Photo: Cyndi Williams

Ada, a church-going farm girl, has earned a reputation for “powwowing,” the traditional faith-healing of some Pennsylvania Dutch. With chants and prayers, her uncle has tutored her in the use of her natural gift. Bitter that God let his mother die at his birth, Will has no use at all for religion, or for faith in general. But what Ada and Will share is a deep connection with nature: Will rescues a wounded raven, whom he names Cicero, while Ada finds solace in her blueberry patch.

In the novel’s dramatic opening scene, Ada and her mother struggle to save their cows as the family barn burns in a ferocious fire. The trauma attacks Ada’s faith and takes away her healing power. One central question the narrative raises: will Ada’s gift return in time to help Will when he needs it?
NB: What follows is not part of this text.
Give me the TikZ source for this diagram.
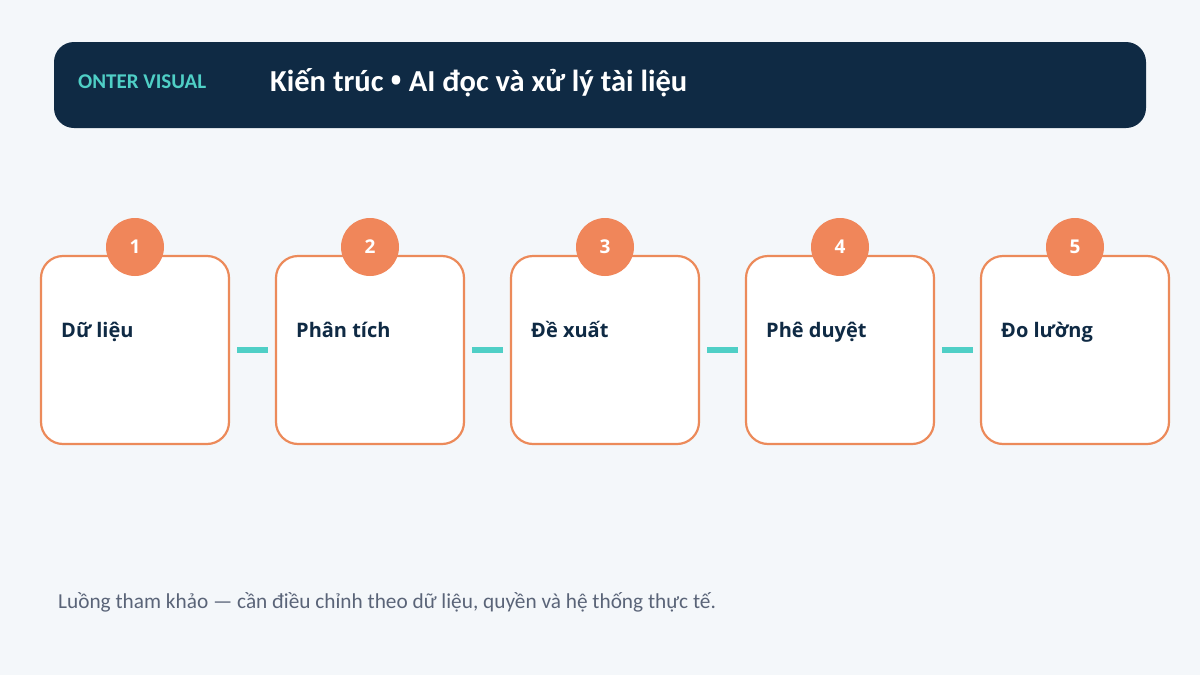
\documentclass[tikz,border=0pt]{standalone}
\usepackage{fontspec}
\setmainfont{Carlito}
\newfontfamily\boxfont{Open Sans}
\definecolor{bg}{HTML}{F4F7FA}
\definecolor{navy}{HTML}{0F2A44}
\definecolor{teal}{HTML}{4FCFC6}
\definecolor{orange}{HTML}{EC8A5A}
\definecolor{orangefill}{HTML}{F0865A}
\definecolor{footgray}{HTML}{5A6478}
\tikzset{
  stepbox/.style={draw=orange, line width=2.2pt, fill=white, rounded corners=22pt, minimum width=188pt, minimum height=188pt, inner sep=0pt},
  badge/.style={circle, fill=orangefill, minimum size=58pt, inner sep=0pt, text=white, font=\boxfont\bfseries\fontsize{19}{22}\selectfont},
  steplabel/.style={anchor=base west, inner sep=0pt, text=navy, font=\boxfont\bfseries\fontsize{20}{24}\selectfont},
  conn/.style={draw=teal, line width=6pt, shorten <=7pt, shorten >=7pt}
}
\begin{document}
\begin{tikzpicture}[x=1pt,y=-1pt]
\useasboundingbox (0,0) rectangle (1200,675);
\fill[bg] (0,0) rectangle (1200,675);
\node[fill=navy, rounded corners=20pt, minimum width=1092pt, minimum height=86pt, inner sep=0pt] (header) at (600,85) {};
\node[anchor=base west, inner sep=0pt, text=teal, font=\bfseries\fontsize{21}{24}\selectfont] (brand) at (78,88) {ONTER VISUAL};
\node[anchor=base west, inner sep=0pt, text=white, font=\bfseries\fontsize{30.5}{34}\selectfont] (title) at (270,91) {Kiến trúc {\boxfont •} AI đọc và xử lý tài liệu};
\foreach \i/\t in {1/Dữ liệu,2/Phân tích,3/Đề xuất,4/Phê duyệt,5/Đo lường}{
  \node[stepbox] (b\i) at ({135+235*(\i-1)},350) {};
  \node[badge] (c\i) at ({135+235*(\i-1)},247) {\i};
  \node[steplabel] (l\i) at ({61+235*(\i-1)},337) {\t};
}
\foreach \i/\j in {1/2,2/3,3/4,4/5}{
  \draw[conn] (b\i) -- (b\j);
}
\node[anchor=base west, inner sep=0pt, text=footgray, font=\fontsize{21.3}{24}\selectfont] (foot) at (58,608) {Luồng tham khảo — cần điều chỉnh theo dữ liệu, quyền và hệ thống thực tế.};
\end{tikzpicture}
\end{document}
Between the third-person chapters featuring Ada and Will, Minick splices in first-person interludes from the often foul-beaked raven, ultimately telling each of the novel’s events from all three points of view. Cicero cuts beneath the surface of things and has no illusions about life. Yet he learns from experiences with Will and others and picks up a rudimentary language: “[A]ll of a sudden, I understood words—not the specifics, but the idea of them. How they’re magical little vessels, letters strung together like rafts on the river of a sentence, the ocean of a story. The view from [the] nest suddenly seemed smaller, the world at once larger. All I wanted to do was listen.”

Cicero sometimes becomes philosophically lyrical, commenting that “maybe a feather, a black one anyway, is the ghost of a flame. Like you’re sitting around a campfire at night, staring at that space between each flicker. There a flicker disappears, and that space of emptiness becomes a black feather full of stars. So a feather is just a spark to ignite the air.”

As the title suggests, fire is one of the novel’s recurrent images. Ada realizes in church “that somehow hers was a story of fire, her life defined by flame—like it was water she needed to drink. She needed that tingling power, that fire of healing, of the Holy Spirit. That fire that burns but also cleans away all sins.”

This is a multi-layered novel, full of observations and revelations, thoughts that come to the three protagonists in real time as they attempt to make sense of their own experiences. It’s a thinking person’s novel on many levels, yet much of it reads with the simplicity of a young-adult story, offering a level of detail that allows readers to experience what the protagonists observe on an intimate level.